→ SET TASK
Copy exactly the lines that run from the top of the listing to the line containing "const angerTicks = [0, 1, 2, 3, 4, 5, 6];", both ends included, and omit the pictures.
____________________
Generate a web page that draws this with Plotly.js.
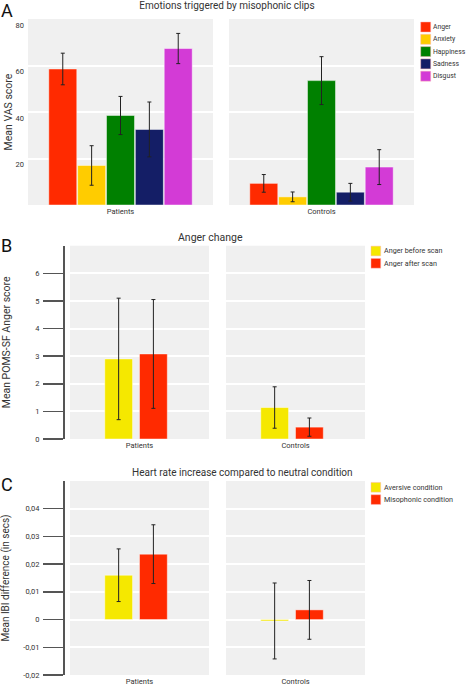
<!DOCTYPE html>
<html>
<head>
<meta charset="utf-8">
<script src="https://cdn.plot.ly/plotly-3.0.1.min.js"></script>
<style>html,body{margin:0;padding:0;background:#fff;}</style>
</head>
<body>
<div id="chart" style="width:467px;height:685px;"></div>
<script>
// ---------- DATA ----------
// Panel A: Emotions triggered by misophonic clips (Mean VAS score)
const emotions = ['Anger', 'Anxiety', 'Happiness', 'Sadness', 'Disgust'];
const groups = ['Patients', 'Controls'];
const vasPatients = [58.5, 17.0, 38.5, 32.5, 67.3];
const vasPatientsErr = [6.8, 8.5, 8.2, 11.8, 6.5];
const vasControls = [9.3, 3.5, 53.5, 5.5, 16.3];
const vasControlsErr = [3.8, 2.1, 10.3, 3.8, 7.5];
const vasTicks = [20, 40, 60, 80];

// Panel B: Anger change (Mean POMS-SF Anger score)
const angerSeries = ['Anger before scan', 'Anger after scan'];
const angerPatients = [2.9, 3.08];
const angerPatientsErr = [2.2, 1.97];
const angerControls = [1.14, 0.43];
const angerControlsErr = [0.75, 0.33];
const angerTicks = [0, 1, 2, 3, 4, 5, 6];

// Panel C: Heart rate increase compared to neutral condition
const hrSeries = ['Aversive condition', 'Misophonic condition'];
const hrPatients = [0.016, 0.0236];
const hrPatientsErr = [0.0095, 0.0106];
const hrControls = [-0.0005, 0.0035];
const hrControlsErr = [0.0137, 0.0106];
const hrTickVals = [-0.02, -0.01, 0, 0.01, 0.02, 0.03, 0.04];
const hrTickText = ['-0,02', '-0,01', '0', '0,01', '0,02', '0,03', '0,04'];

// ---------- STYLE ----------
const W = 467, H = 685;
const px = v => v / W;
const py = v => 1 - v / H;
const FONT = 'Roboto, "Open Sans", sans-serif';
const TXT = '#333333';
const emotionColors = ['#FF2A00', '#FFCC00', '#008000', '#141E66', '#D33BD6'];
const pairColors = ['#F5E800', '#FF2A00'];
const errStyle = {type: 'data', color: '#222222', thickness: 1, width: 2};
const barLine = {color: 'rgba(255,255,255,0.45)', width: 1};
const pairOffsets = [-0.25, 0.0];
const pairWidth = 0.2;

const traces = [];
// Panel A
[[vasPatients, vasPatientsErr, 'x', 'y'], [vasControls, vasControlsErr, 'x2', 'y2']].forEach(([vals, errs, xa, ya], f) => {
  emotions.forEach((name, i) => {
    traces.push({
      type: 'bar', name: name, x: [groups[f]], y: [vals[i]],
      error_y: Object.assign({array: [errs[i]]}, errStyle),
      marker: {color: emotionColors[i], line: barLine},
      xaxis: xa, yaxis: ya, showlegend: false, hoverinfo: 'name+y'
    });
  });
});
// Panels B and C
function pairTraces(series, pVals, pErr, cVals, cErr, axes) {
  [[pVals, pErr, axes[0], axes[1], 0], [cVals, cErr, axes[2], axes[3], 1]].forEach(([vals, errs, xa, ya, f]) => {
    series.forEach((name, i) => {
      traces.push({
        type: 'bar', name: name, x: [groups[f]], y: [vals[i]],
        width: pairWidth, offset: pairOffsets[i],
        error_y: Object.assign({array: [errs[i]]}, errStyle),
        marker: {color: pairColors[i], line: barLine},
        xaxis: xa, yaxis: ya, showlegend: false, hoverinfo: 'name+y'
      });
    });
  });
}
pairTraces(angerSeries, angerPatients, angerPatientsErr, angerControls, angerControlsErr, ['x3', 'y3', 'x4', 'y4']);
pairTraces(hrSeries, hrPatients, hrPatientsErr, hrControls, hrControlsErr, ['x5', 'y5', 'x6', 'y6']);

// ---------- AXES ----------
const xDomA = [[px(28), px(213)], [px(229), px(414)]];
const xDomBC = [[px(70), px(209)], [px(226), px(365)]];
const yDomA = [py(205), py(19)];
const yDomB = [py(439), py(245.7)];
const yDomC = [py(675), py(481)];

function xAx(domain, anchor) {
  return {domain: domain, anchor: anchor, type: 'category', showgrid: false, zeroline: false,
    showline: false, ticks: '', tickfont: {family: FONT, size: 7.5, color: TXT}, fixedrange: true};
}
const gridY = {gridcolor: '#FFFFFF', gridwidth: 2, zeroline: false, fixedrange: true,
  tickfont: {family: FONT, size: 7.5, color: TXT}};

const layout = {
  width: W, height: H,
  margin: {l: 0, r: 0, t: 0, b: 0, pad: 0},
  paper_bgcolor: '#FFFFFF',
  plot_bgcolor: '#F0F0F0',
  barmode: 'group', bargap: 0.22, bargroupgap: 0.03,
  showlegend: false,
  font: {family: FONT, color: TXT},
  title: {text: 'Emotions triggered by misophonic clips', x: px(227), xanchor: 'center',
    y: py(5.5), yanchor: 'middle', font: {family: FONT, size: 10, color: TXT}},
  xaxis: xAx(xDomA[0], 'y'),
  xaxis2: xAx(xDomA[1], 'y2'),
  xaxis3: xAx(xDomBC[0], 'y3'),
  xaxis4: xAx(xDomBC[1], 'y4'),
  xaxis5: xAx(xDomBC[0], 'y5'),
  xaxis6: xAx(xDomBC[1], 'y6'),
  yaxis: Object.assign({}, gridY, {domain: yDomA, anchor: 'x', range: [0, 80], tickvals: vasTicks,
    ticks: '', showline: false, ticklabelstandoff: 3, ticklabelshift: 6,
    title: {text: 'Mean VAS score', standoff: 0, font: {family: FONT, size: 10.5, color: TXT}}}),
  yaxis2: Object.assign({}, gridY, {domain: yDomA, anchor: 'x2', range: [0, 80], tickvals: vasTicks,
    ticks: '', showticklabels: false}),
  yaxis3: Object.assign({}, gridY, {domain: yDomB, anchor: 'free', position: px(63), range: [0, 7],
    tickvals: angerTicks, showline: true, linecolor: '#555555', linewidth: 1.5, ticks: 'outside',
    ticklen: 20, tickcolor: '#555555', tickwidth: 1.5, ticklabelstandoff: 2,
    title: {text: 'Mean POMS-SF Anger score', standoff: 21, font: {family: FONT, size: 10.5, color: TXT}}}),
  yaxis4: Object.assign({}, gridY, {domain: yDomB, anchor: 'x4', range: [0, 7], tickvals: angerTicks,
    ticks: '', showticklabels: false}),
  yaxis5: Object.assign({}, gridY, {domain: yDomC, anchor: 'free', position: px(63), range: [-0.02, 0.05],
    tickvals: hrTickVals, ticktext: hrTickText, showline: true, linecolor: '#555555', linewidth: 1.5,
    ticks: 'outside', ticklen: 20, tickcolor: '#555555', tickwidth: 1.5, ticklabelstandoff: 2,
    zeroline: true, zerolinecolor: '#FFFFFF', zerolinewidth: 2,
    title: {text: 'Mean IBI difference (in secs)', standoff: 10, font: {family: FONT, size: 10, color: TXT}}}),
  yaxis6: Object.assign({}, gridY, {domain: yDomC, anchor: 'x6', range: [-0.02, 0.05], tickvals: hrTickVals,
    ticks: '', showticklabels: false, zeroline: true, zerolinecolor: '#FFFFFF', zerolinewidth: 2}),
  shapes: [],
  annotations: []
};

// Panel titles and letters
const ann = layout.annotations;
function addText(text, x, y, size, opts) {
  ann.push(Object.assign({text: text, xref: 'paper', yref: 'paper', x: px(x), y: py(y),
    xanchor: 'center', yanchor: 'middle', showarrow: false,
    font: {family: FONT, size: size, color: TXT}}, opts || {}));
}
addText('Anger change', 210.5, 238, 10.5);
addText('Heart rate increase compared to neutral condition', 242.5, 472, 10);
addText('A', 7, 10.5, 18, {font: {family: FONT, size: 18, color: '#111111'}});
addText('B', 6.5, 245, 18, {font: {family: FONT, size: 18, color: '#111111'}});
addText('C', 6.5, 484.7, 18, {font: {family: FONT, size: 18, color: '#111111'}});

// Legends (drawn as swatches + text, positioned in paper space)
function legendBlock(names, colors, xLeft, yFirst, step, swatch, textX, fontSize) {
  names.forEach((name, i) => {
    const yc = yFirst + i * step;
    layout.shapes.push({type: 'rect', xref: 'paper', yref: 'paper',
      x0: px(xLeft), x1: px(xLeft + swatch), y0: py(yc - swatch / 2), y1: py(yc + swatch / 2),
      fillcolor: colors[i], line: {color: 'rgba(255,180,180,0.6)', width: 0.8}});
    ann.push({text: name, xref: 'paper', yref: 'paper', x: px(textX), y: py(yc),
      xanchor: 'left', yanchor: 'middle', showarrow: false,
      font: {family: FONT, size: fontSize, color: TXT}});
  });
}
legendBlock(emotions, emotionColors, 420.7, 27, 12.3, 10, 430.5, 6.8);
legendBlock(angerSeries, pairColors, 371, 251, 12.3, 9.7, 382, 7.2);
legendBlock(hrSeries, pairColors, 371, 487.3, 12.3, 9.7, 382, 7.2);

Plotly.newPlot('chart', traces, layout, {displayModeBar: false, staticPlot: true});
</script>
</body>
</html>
____________________
→ OUTPUT OF THE TASK
Generate a web page that draws this with Plotly.js.
<!DOCTYPE html>
<html>
<head>
<meta charset="utf-8">
<script src="https://cdn.plot.ly/plotly-3.0.1.min.js"></script>
<style>html,body{margin:0;padding:0;background:#fff;}</style>
</head>
<body>
<div id="chart" style="width:467px;height:685px;"></div>
<script>
// ---------- DATA ----------
// Panel A: Emotions triggered by misophonic clips (Mean VAS score)
const emotions = ['Anger', 'Anxiety', 'Happiness', 'Sadness', 'Disgust'];
const groups = ['Patients', 'Controls'];
const vasPatients = [58.5, 17.0, 38.5, 32.5, 67.3];
const vasPatientsErr = [6.8, 8.5, 8.2, 11.8, 6.5];
const vasControls = [9.3, 3.5, 53.5, 5.5, 16.3];
const vasControlsErr = [3.8, 2.1, 10.3, 3.8, 7.5];
const vasTicks = [20, 40, 60, 80];

// Panel B: Anger change (Mean POMS-SF Anger score)
const angerSeries = ['Anger before scan', 'Anger after scan'];
const angerPatients = [2.9, 3.08];
const angerPatientsErr = [2.2, 1.97];
const angerControls = [1.14, 0.43];
const angerControlsErr = [0.75, 0.33];
const angerTicks = [0, 1, 2, 3, 4, 5, 6];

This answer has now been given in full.